**PROBLEM DETAILS**
From the first line of the data below through the line holding "plt.rcParams['font.family'] = ['Open", output each line exactly and leave the pictures out.

**GIVEN DATA**
========================================================================
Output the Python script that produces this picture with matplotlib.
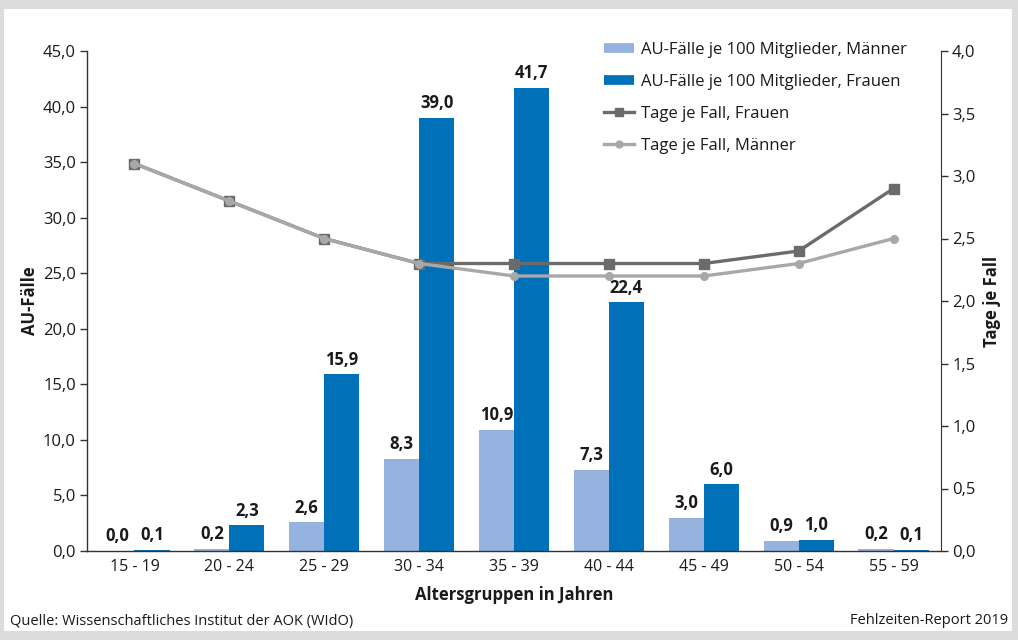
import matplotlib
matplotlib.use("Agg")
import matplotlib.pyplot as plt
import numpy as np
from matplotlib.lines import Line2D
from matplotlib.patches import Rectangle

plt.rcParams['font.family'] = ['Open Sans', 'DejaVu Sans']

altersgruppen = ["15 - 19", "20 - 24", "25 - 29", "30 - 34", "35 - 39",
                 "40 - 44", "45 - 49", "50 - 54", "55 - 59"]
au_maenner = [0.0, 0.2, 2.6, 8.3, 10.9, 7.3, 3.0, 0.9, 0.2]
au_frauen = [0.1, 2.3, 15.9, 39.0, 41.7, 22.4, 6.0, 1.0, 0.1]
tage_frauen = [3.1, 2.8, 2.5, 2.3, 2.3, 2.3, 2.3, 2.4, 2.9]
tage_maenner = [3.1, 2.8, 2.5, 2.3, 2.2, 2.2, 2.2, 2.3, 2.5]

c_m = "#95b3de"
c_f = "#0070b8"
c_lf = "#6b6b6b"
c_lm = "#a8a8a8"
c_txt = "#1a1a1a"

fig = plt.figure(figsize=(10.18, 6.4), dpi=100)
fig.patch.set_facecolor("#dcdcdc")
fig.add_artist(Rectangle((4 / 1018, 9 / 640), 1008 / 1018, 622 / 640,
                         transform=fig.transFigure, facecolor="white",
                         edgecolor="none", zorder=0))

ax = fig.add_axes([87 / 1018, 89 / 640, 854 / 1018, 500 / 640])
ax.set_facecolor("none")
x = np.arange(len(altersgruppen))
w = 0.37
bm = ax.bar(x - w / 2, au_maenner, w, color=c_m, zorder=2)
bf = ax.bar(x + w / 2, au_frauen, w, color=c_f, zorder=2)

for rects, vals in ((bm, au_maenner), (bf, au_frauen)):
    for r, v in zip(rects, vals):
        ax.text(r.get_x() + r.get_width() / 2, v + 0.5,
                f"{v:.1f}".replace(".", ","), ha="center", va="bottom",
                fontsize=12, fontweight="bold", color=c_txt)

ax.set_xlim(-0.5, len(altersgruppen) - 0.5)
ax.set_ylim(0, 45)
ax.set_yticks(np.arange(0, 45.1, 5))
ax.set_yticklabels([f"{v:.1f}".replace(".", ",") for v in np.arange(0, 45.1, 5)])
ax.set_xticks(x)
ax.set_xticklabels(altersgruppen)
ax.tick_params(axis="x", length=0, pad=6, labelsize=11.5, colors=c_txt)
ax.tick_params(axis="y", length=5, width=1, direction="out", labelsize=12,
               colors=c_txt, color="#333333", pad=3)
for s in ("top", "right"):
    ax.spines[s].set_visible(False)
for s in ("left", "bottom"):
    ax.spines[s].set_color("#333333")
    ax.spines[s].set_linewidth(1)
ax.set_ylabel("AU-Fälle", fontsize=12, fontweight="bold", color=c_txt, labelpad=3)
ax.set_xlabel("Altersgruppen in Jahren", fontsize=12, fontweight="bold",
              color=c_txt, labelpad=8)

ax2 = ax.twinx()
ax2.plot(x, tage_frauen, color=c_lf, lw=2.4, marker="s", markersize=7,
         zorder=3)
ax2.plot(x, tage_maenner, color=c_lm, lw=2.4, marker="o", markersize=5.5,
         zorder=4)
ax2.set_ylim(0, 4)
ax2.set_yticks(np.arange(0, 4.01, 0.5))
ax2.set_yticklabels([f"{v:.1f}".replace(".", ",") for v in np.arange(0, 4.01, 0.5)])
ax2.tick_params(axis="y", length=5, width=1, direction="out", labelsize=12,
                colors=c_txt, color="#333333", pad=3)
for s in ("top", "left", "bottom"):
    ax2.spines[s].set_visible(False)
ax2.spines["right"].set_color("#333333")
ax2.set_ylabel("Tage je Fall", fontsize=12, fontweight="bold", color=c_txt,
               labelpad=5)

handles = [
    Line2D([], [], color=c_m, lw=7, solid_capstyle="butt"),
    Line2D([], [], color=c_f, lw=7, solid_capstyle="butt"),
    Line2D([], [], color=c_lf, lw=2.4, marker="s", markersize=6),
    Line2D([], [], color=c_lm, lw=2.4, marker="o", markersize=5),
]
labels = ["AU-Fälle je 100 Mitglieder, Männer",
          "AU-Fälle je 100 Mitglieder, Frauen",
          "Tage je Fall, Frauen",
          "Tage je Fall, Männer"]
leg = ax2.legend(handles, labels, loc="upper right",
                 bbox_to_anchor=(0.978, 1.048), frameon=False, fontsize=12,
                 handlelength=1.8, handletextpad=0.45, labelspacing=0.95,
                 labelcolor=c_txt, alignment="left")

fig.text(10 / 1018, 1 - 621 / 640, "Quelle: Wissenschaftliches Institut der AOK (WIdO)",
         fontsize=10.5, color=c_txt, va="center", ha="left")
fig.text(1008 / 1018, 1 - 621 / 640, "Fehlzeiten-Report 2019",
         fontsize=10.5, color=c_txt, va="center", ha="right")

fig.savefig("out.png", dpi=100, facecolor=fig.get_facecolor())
========================================================================
**WORKED SOLUTION**
Output the Python script that produces this picture with matplotlib.
import matplotlib
matplotlib.use("Agg")
import matplotlib.pyplot as plt
import numpy as np
from matplotlib.lines import Line2D
from matplotlib.patches import Rectangle

plt.rcParams['font.family'] = ['Open Sans', 'DejaVu Sans']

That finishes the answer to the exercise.